Vous parlez d'un taux élevé d'abstentionnisme chez les jeunes, mais comment expliquer que 25% de ceux d'entre eux qui votent se prononcent en faveur de Marine Le Pen, d’après la dernière étude CSA ?

Premièrement, le chiffre publié par nos confrères du CSA était très contestable méthodologiquement. Ils ont d’ailleurs été sanctionnés.

Ensuite, ce qui prime chez les jeunes c’est le niveau d’éducation, de diplômes et d’activité.

Les jeunes qui votent Le Pen sont en général des jeunes actifs qui ont arrêté leurs études tôt pour se consacrer à des métiers de type manuel, ou dans lequel le niveau de formation n’est pas jugé très élevé. Ce qui compte pour eux, c’est donc la dimension populaire, les problèmes de précarité, de logement, de salaire, de pouvoir d’achat.

Du fait d’un environnement social qui ne peut être qualifié d’aisé, ils sont donc plus sensibles que la moyenne au discours lepéniste. Au contraire, les jeunes étudiants sont plus imperméables aux discours de Marine Le Pen. C’est très net, une étude conduite auprès des étudiants montre que Marine Le Pen n’arrive qu’à 11% de sympathisants.

Il y a donc deux jeunesse qui s’opposent.

Comment les politiques peuvent-ils convaincre les ouvriers et les jeunes abstentionnistes de se rendre aux urnes ?

Les abstentionnistes sont difficiles à convaincre, puisque leur refus de procéder au vote tient au déficit de crédibilité des candidats, ainsi qu’à une forme de manquement dans la qualité du discours et la capacité à agir. Ce sont tous ces éléments qui font que les gens pensent qu’il est inutile de se déplacer pour voter.

C’est plutôt en agissant sur la capacité d’action politique que les candidats pourront encourager une véritable mobilisation électorale. En 2007, Nicolas Sarkozy avait réellement mis en avant sa capacité d’action par rapport à ses prédécesseurs, et le niveau de mobilisation s’en était ressenti, atteignant alors un véritable record.

Cette année, le niveau d’abstention risque d’être plus fort.


Peut-on aller jusqu’à formuler le constat d’une cristallisation des abstentionnistes quelques jours avant le premier tour ?

Quand on mesure l’intérêt pour cette campagne, on a le sentiment que celle-ci apparaît plus décevante que la précédente, et que le vote nourrit peu d’espoir d’amélioration du sort de la France et des Français.

Reste que généralement, il y a des gens qui se décident au dernier moment.
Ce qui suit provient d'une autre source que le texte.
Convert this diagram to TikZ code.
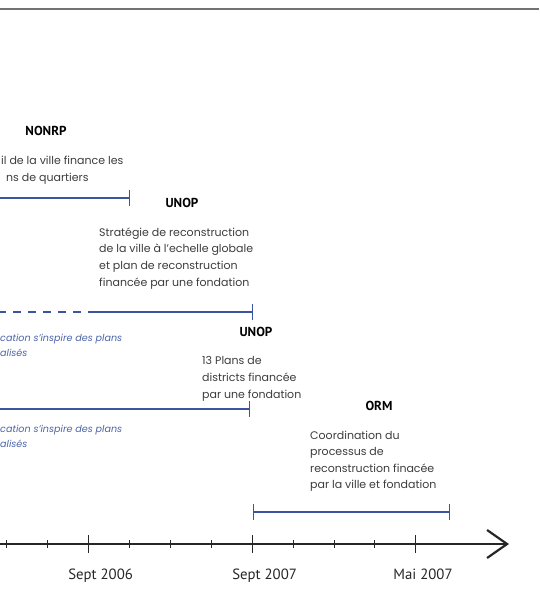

En prenant en compte les cinq derniers scrutins, on évalue l’abstention entre 20 et 25% en définitive. Cela reste toutefois un score élevé, et l’on peut imaginer que le taux d’abstentionnisme sera encore plus bas.

En prenant toutefois en compte votre dernière estimation, qui fixe le taux d’abstention à 29%, le record de 2002 serait enfin battu ?

Le record jusque-là s’est en effet produit en 2002 avec une abstention à 28,4%. Ce qui avait favorisé à l’époque l’ascension de Jean-Marie Le Pen au second tour.

En 1995, l’abstention mesurée était de 22%. En 2007, elle avait opéré un recul aux environs de 14%.

Selon toute vraisemblance, l’abstention de 2012 devrait se situer entre les fourchettes de 2002 (haute) et 2007 (basse).